• STORED DATA

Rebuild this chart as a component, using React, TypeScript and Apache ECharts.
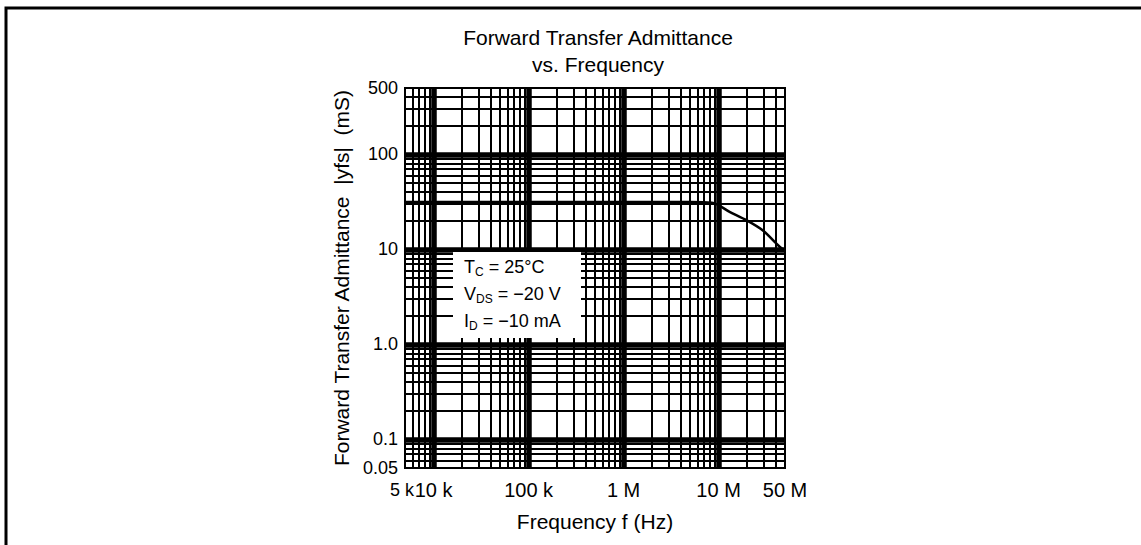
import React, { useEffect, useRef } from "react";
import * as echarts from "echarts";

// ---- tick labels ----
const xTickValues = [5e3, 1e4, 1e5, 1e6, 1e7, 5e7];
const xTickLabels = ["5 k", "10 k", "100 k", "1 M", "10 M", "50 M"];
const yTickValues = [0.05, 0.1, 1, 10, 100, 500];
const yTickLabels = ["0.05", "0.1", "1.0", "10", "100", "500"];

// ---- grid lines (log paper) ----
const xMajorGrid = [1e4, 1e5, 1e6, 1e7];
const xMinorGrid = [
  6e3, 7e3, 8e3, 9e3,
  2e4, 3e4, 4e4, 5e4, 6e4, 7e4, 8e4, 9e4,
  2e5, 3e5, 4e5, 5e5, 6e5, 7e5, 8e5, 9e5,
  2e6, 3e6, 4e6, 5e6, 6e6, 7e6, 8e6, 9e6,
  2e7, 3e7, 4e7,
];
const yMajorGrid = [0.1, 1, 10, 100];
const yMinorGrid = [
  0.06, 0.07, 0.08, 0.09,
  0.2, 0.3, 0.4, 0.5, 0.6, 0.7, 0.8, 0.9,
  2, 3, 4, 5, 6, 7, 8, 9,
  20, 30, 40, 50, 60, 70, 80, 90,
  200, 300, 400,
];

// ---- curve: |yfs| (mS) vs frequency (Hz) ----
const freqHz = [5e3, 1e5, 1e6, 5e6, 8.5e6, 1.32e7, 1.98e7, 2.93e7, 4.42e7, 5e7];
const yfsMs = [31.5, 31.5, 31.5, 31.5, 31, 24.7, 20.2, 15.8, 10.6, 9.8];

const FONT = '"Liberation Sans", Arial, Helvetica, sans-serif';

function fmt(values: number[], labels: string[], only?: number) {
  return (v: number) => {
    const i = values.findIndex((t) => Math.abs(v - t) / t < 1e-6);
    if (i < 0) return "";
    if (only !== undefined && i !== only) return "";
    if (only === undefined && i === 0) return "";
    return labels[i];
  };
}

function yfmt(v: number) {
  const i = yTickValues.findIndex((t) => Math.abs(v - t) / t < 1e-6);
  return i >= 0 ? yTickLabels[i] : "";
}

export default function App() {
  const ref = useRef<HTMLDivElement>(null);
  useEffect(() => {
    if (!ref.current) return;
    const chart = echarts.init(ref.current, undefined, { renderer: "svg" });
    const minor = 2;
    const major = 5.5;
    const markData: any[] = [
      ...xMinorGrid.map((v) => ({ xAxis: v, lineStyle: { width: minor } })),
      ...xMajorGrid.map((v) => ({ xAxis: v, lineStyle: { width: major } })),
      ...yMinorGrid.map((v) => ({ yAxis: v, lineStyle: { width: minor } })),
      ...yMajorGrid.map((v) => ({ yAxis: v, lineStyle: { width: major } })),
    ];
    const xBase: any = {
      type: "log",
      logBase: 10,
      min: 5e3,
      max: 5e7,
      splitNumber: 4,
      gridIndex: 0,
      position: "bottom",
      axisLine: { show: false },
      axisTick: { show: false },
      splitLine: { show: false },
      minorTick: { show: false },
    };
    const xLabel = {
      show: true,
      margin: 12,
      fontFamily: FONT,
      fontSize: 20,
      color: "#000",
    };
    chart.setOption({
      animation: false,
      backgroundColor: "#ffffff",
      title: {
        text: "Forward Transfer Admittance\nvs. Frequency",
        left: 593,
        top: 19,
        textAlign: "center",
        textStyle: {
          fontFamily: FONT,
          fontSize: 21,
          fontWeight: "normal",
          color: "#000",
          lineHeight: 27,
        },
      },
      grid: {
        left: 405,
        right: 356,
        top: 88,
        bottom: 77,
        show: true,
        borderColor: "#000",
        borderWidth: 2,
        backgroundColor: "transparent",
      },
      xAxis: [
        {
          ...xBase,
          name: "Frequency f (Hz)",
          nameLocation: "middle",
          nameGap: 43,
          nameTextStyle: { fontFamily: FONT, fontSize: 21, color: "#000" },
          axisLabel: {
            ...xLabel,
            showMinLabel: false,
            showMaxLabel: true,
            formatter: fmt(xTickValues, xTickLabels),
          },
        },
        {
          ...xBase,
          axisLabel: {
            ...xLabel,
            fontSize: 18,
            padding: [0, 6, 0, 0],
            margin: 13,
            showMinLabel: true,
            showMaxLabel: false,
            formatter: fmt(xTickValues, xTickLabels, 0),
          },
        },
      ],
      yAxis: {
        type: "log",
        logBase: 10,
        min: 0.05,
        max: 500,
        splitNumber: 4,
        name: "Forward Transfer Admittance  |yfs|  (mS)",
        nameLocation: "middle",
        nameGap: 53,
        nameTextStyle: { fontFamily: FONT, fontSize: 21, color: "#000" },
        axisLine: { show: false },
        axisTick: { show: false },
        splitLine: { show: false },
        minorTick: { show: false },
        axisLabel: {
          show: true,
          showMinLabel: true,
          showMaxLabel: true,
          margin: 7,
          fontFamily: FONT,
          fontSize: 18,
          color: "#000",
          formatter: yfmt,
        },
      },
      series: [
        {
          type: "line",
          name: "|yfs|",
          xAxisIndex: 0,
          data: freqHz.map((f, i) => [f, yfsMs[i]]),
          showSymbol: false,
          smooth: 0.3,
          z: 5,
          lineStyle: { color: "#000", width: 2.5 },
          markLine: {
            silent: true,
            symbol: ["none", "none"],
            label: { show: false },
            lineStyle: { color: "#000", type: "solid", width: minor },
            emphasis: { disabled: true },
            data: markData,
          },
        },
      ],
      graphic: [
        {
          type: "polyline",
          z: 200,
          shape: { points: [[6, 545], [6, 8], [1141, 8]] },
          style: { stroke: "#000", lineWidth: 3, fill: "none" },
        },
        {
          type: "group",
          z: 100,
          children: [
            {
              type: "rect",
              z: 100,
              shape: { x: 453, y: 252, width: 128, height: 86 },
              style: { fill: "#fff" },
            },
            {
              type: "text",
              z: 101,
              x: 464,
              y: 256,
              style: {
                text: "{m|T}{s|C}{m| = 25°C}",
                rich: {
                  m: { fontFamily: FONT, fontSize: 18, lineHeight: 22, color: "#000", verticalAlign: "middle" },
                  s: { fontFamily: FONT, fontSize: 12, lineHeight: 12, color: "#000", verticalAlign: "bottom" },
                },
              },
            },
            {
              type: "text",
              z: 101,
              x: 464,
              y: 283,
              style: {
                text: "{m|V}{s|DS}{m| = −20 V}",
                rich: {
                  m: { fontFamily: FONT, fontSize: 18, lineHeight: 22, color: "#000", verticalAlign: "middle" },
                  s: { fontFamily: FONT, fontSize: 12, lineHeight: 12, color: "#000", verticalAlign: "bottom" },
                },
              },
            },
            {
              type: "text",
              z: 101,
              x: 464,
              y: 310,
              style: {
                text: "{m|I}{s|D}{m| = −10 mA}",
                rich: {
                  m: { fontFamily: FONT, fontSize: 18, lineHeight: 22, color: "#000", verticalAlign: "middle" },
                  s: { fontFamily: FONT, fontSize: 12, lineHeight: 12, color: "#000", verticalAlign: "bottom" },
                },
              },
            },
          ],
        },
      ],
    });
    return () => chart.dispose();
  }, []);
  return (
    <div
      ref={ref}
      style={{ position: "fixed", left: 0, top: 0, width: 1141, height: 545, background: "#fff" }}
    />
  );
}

• YOUR INSTRUCTIONS
Search the data for the string "React". List each line that has it.

• RESULT OF THIS EXERCISE
Rebuild this chart as a component, using React, TypeScript and Apache ECharts.
import React, { useEffect, useRef } from "react";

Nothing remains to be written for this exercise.